Che la sicurezza economica sia una variabile centrale nella decisione di mettere al mondo un figlio, lo dimostrerebbe anche il fatto che la riduzione delle nascite nell’ultimo trimestre dell’anno (-7,7% in media Italia) sia stata più forte non solo nel nord ovest (-9,8) l’area più investita dalla pandemia, ma anche nel mezzogiorno (-7,4) e nelle isole (-9), aree meno toccate, ma certamente più sensibili alla precarietà economica.

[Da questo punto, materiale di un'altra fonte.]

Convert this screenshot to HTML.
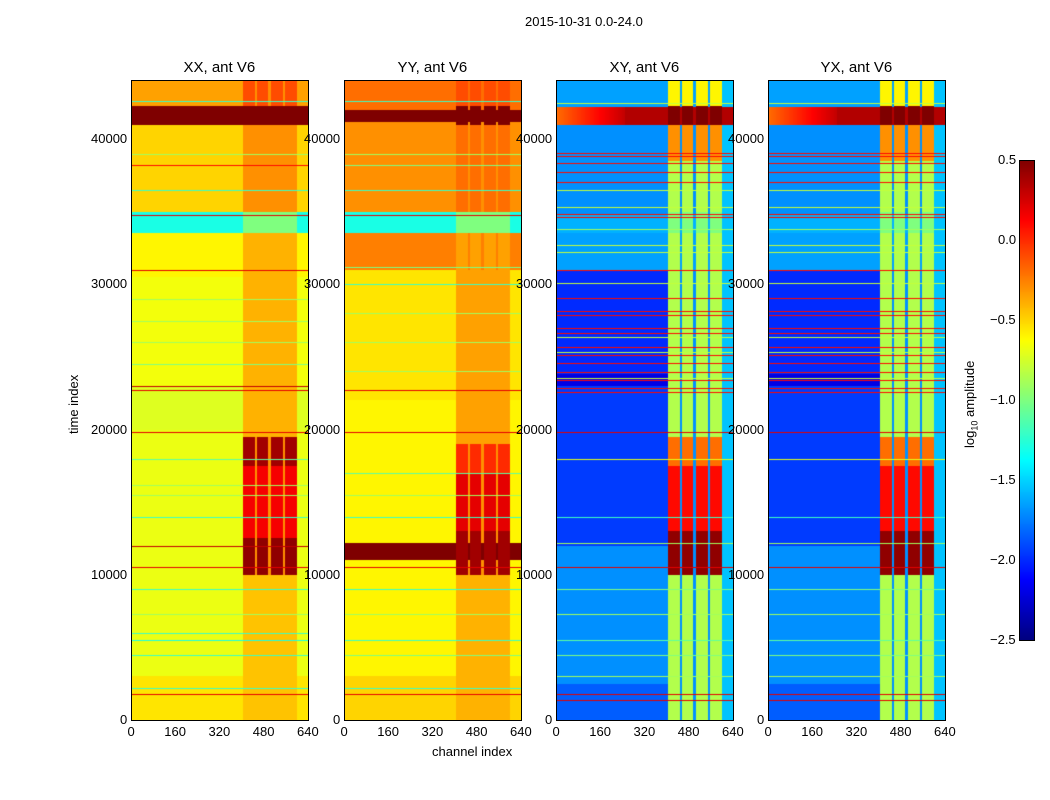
<!DOCTYPE html>
<html><head><meta charset="utf-8"><style>
body{margin:0;background:#fff;font-family:"Liberation Sans",sans-serif;}
#wrap{position:relative;width:1050px;height:800px;overflow:hidden;background:#fff}
.t{position:absolute;font-size:13px;color:#000;white-space:nowrap}
.title{font-size:15px}
canvas{position:absolute}
.frame{position:absolute;border:1px solid #000;box-sizing:border-box}
</style></head><body>
<div id="wrap">
<div class="t" style="left:525px;top:14px">2015-10-31 0.0-24.0</div>
<div class="t" style="left:66px;top:434px;transform:rotate(-90deg);transform-origin:0 0">time index</div>
<div class="t" style="left:432px;top:744px">channel index</div>
<div class="t" style="left:962px;top:448px;transform:rotate(-90deg);transform-origin:0 0">log<sub style="font-size:9px">10</sub> amplitude</div>
</div>
<script>
const TMAX=44064, CMAX=640;
const panelTitles=["XX, ant V6","YY, ant V6","XY, ant V6","YX, ant V6"];
const panelLefts=[131,344,556,768];
const xTicks=[0,160,320,480,640];
const yTicks=[0,10000,20000,30000,40000];
const cbTicks=[0.5,0.0,-0.5,-1.0,-1.5,-2.0,-2.5];
const VMIN=-2.5,VMAX=0.5;
const rowXX=[[0,3000,-0.55],[3000,20000,-0.68],[20000,23000,-0.72],[23000,30500,-0.66],[30500,33500,-0.6],[33500,35000,-1.3],[35000,41000,-0.5],[41000,42300,0.5],[42300,44064,-0.35]];
const rowYY=[[0,3000,-0.5],[3000,11000,-0.6],[11000,12200,0.5],[12200,22000,-0.6],[22000,31000,-0.55],[31000,33500,-0.25],[33500,35000,-1.3],[35000,41200,-0.3],[41200,42000,0.5],[42000,44064,-0.2]];
const rowXY=[[0,2500,-1.85],[2500,12000,-1.7],[12000,23000,-1.95],[23000,23800,-2.2],[23800,31000,-2.0],[31000,33500,-1.65],[33500,34800,-1.6],[34800,41000,-1.7],[41000,42200,0.35],[42200,44064,-1.65]];
const rowYX=[[0,2500,-1.85],[2500,12000,-1.7],[12000,23000,-1.95],[23000,23800,-2.2],[23800,31000,-2.0],[31000,33500,-1.65],[33500,34800,-1.6],[34800,41000,-1.7],[41000,42200,0.35],[42200,44064,-1.65]];
const rfiXX=[[0,10000,-0.45],[10000,12500,0.45],[12500,17500,0.15],[17500,19500,0.4],[19500,33500,-0.4],[33500,35000,-1.0],[35000,41000,-0.3],[41000,42300,0.5],[42300,44064,-0.1]];
const rfiYY=[[0,10000,-0.4],[10000,13000,0.4],[13000,17000,0.2],[17000,19000,0.0],[19000,33500,-0.35],[33500,35000,-1.0],[35000,41000,-0.2],[41000,42300,0.5],[42300,44064,-0.1]];
const rfiXY=[[0,10000,-0.85],[10000,13000,0.45],[13000,17500,0.1],[17500,19500,-0.2],[19500,33500,-0.85],[33500,35000,-1.0],[35000,38500,-0.85],[38500,41000,-0.3],[41000,42300,0.5],[42300,44064,-0.6]];
const rfiYX=[[0,10000,-0.85],[10000,13000,0.45],[13000,17500,0.1],[17500,19500,-0.2],[19500,33500,-0.85],[33500,35000,-1.0],[35000,38500,-0.85],[38500,41000,-0.3],[41000,42300,0.5],[42300,44064,-0.6]];
// RFI column segments [chStart,chEnd,isGap]
const rfiCols=[[405,450,0],[450,456,1],[456,495,0],[495,505,1],[505,550,0],[550,557,1],[557,600,0]];
const gapVal=[-0.3,-0.3,-1.7,-1.7];
const linesXX=[[1800,0.2],[2200,-1.2],[4500,-1.2],[5500,-1.3],[6000,-1.2],[7300,-0.9],[9000,-1.2],[10500,0.2],[12000,0.3],[14000,-1.2],[15500,-0.9],[16200,-0.9],[18000,-1.1],[19800,0.2],[22700,0.2],[23000,0.3],[24500,-1.0],[26000,-0.9],[27500,-0.9],[29000,-0.9],[31000,0.2],[34800,0.2],[36500,-1.2],[38200,0.1],[39000,-0.9],[42600,-1.2]];
const linesYY=[[1800,0.2],[2200,-1.2],[4500,-1.0],[5500,-1.2],[7300,-0.9],[9000,-1.2],[10500,0.2],[14000,-1.2],[15500,-0.9],[17000,-1.1],[19800,0.2],[22700,0.2],[24000,-0.9],[26000,-0.9],[28000,-0.9],[30000,-1.2],[31200,-1.0],[34800,0.2],[36500,-1.2],[38200,-1.0],[39000,-0.9],[42600,-1.2]];
const linesXY=[[1400,0.2],[1800,0.2],[3000,-0.9],[4500,-1.0],[5500,-1.1],[7300,-0.9],[9000,-1.0],[10500,0.2],[12200,-0.9],[14000,-1.2],[18000,-0.7],[19800,0.2],[22606,0.1],[22835,0.1],[23409,0.1],[23524,-0.8],[23983,0.1],[24557,0.1],[25130,0.1],[25360,-0.8],[25704,0.1],[26392,-0.8],[26622,0.1],[26966,0.1],[27884,0.1],[28159,0.1],[29031,0.1],[30064,-0.8],[30982,0.1],[32198,-0.8],[32703,-0.8],[33800,-0.9],[34608,0.1],[34815,0.1],[35343,-0.8],[36490,-0.8],[37018,0.1],[37706,0.1],[38325,0.1],[38830,0.1],[39013,0.1],[42501,-0.8]];
const linesYX=linesXY.slice();
const rowsAll=[rowXX,rowYY,rowXY,rowYX], rfiAll=[rfiXX,rfiYY,rfiXY,rfiYX], linesAll=[linesXX,linesYY,linesXY,linesYX];

const PT=80,PB=720,PW=177,PH=PB-PT;
const yScale=t=>PB-t/TMAX*PH;
const xScale=(c,left)=>left+c/CMAX*PW;
function jet(v){let x=(v-VMIN)/(VMAX-VMIN);x=Math.max(0,Math.min(1,x));
 const f=(a)=>Math.max(0,Math.min(1,1.5-Math.abs(4*x-a)));
 return [f(3)*255|0,f(2)*255|0,f(1)*255|0];}
function bandVal(b,t){for(const r of b){if(t>=r[0]&&t<r[1])return r[2];}return b[b.length-1][2];}
function colSeg(c){for(const s of rfiCols){if(c>=s[0]&&c<s[1])return s;}return null;}
const wrap=document.getElementById('wrap');
function addText(txt,x,y,cls,name,align){const d=document.createElement('div');d.className='t'+(cls?' '+cls:'');d.textContent=txt;
 
 
 wrap.appendChild(d);const w=d.offsetWidth;d.style.left=(align==='r'?x-w:align==='c'?x-w/2:x)+'px';d.style.top=y+'px';return d;}
for(let p=0;p<4;p++){
 const left=panelLefts[p];
 const cv=document.createElement('canvas');cv.width=PW;cv.height=PH;cv.style.left=left+'px';cv.style.top=PT+'px';
 
 
 wrap.appendChild(cv);
 const ctx=cv.getContext('2d');const img=ctx.createImageData(PW,PH);
 const lineRows={};
 for(const l of linesAll[p]){lineRows[Math.round(yScale(l[0])-PT)]=l[1];}
 for(let y=0;y<PH;y++){const t=(PH-y-0.5)/PH*TMAX;
  for(let x=0;x<PW;x++){const c=(x+0.5)/PW*CMAX;let v;
   const s=colSeg(c);const base=bandVal(rowsAll[p],t);
   if(s){const r=bandVal(rfiAll[p],t); v=s[2]?Math.max(base,Math.min(r,gapVal[p])):r;}
   else{v=base;if(p>=2&&c>=600)v=Math.max(base,-1.55);
    if(p>=2&&t>41000&&t<42200&&c<250)v=-0.2+c/250*0.5;}
   if(lineRows[y]!==undefined)v=lineRows[y];
   const col=jet(v);const i=(y*PW+x)*4;img.data[i]=col[0];img.data[i+1]=col[1];img.data[i+2]=col[2];img.data[i+3]=255;}}
 ctx.putImageData(img,0,0);
 const fr=document.createElement('div');fr.className='frame';fr.style.cssText=`left:${left}px;top:${PT}px;width:${PW+1}px;height:${PH+1}px`;
 
 
 wrap.appendChild(fr);
 addText(panelTitles[p],left+PW/2,59,'title','panel-title','c');
 for(const tk of xTicks){addText(String(tk),xScale(tk,left),724,'','x-tick-label','c');}
 for(const tk of yTicks){addText(String(tk),left-4,yScale(tk)-8,'','y-tick-label','r');}
}
const cb=document.createElement('canvas');cb.width=15;cb.height=480;cb.style.left='1019px';cb.style.top='160px';


wrap.appendChild(cb);
const cctx=cb.getContext('2d');
for(let y=0;y<480;y++){const v=VMAX-(y+0.5)/480*(VMAX-VMIN);const c=jet(v);cctx.fillStyle=`rgb(${c[0]},${c[1]},${c[2]})`;cctx.fillRect(0,y,15,1);}
const cbf=document.createElement('div');cbf.className='frame';cbf.style.cssText='left:1019px;top:160px;width:16px;height:481px';


wrap.appendChild(cbf);
for(const tk of cbTicks){const y=160+(VMAX-tk)/(VMAX-VMIN)*480;
 addText((tk<0?'\u2212':'')+Math.abs(tk).toFixed(1),1016,y-8,'','colorbar-tick-label','r');}
</script>
</body></html>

Figura2. Nati per ondate di epidemia Covid19 e ripartizione geografica. Variazioni percentuali anno 2020 rispetto agli stessi periodi del 2019

Fonte: Istat, La dinamica demografica durante la pandemia Covid19

In questo contesto, è da valutare positivamente l’imminente istituzione dell'Assegno universale e unico per i figli (Auuf). Eliminando una molteplicità di prestazioni, differenziate e talvolta temporanee, la nuova regolamentazione dovrebbe garantire uguaglianza di trattamento per tutti i figli, a prescindere dalla condizione professionale o non professionale dei genitori, stabilità di regole e facilità di comunicazione. Il volume di risorse destinate dovrebbe passare dagli attuali 14 miliardi di euro a 20 miliardi, peraltro insufficienti a garantire i “250 euro al mese” annunciati dal presidente del consiglio Mario Draghi e sostanzialmente equivalenti al kindergeld tedesco. A differenza di quest’ultimo, il ddl 1892 del Senato ne prevede non solo il carattere universale, ma anche progressivo, commisurato all’Isee, riferito non solo ai redditi, ma anche al patrimonio del nucleo familiare.

Difficilmente se ne potranno misurare gli effetti nel breve periodo, tenendo conto anche del fatto che l’occupazione delle donne sta vivendo una forte contrazione, e come ormai ben sappiamo rappresenta un necessario prerequisito per la libera scelta della maternità. La mancata considerazione del disincentivo che potrebbe rappresentare la misura dell’assegno all’offerta di lavoro del cosiddetto second earner (spesso, anche se non sempre, la madre) non depone a favore di un generale effetto positivo, sia per la manifestazione dell’offerta di lavoro, sia per la scelta della maternità.

L’esperienza francese, paese europeo che ha ottenuto i maggiori successi in questa direzione, ci suggerisce che solo una politica duratura e paziente, confermata nel tempo da governi di diverso orientamento, e sorretta da un generale consenso, può aspettarsi di ottenere qualche risultato. Abbiamo bisogno di un politica che sostenga le libere scelte di tutte le donne.

Note

[1] Istituto superiore di sanità, Epidemia Covid-19, aggiornamento nazionale, 26 marzo 2021. Tab. 5 per la popolazione generale e Tab.6 per i sanitari.

[2] Gian Carlo Blangiardo, intervento al seminario Vertenza futuro della Fondazione Sapienza (dal minuto 24 a 34).

[4] L’impatto della pandemia di Covid19 su natalità e condizione delle nuove generazioni. Primo rapporto del Gruppo di esperti “Demografia e Covid-19”.